The government-prompted confusion is not confined to Gaza. The New York Times reported on a speech Bezalel Smotrich gave at a private event on June 9 in which he detailed the ways that he has removed West Bank authorities from the IDF and assigned them to civilians reporting to him in his capacity as minister in the Defense Ministry. Smotrich telegraphed these moves ahead of time, and Dan Rothem, Jess Manville, and I laid out a year ago what had already been adopted and what was to come. The key, as Smotrich said, is that civilians are now in charge of land designation, settlement approvals and construction, and soon demolition of Palestinian structures, but there remains a patina of military authority in order to claim that the situation is still a temporary military occupation rather than annexation of the territory. Smotrich also claimed that Netanyahu is aware and supportive of everything going on, which is no surprise in light of these moves having been clearly laid out in the coalition agreement between Likud and Smotrich’s Religious Zionism as negotiated—or more accurately, conceded—by Netanyahu in December 2022.

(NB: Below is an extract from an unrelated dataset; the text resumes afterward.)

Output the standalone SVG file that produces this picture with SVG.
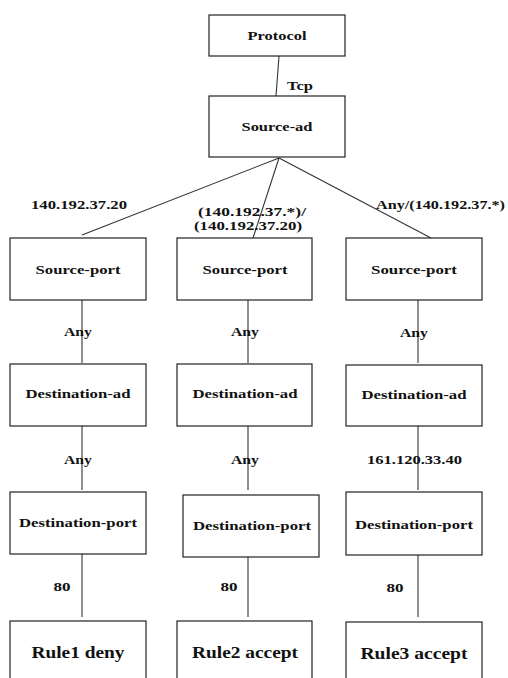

Also unsurprisingly, Netanyahu’s office denied all of this, issuing a statement that the policy has been and remains that the status of the West Bank will be determined by negotiations between the two sides. Not only does this contradict what is happening on the ground, official Likud policy, and Netanyahu’s oft-repeated insistence that there will be no Palestinian state and that Israelis will never be evacuated from any communities in the West Bank (which, given the map of isolated settlements and illegal outposts, means that the territory has been effectively annexed if these are all permanent), it also contradicts the inconvenient fact that on May 29, the IDF officially transferred authorities from IDF officers in the Civil Administration to Hillel Roth, the new deputy head of the Civil Administration who is a civilian and reports directly to Smotrich. The upshot of this is that administration of Israel’s temporary military occupation is now in the hands of civilians who are admirably dugri about their plans and actions to permanently annex the territory, while Netanyahu denies that any of this is actually happening. In fact, Netanyahu is so allergic to even engaging with this in the light of day that he canceled multiple security cabinet meetings last week in order to avoid having to vote on a Smotrich initiative to retroactively legalize four more illegal outposts, enact even more sanctions on the Palestinian Authority, and carry out demolitions in Area B, where Israel has no administrative authorities and where no Israelis live. There are many ways to describe this, but honest and straightforward is not one of them.

The thread that runs through all of this is an unwillingness to give a straight answer, or to even tell the truth, out of purely political motives. Netanyahu won’t admit that he has deprioritized the hostages, but also won’t accept the risk of alienating even one voter in his base by admitting that his total victory is an unobtainable mirage. He won’t stop boasting about his willingness to stand up to the U.S., but also won’t actually maintain a public stand against the U.S. for more than a few minutes (and this is before we even get to his embarrassing and bizarre claims about withheld weapons shipments). He won’t say no to Smotrich, but also won’t acknowledge that he won’t say no to Smotrich. This isn’t even about turning his back on policies that are damaging; it’s about his unwillingness to even own the extremist path that he is choosing.

Netanyahu is not setting Israel’s path in stone. Particularly when it comes to West Bank policies, a new government will be able to reverse many of these moves should it so choose. But while the current government remains in power, it is difficult to see how it solves any of the challenges confronting Israel when it won’t be honest with its own citizens or partners about what it is doing.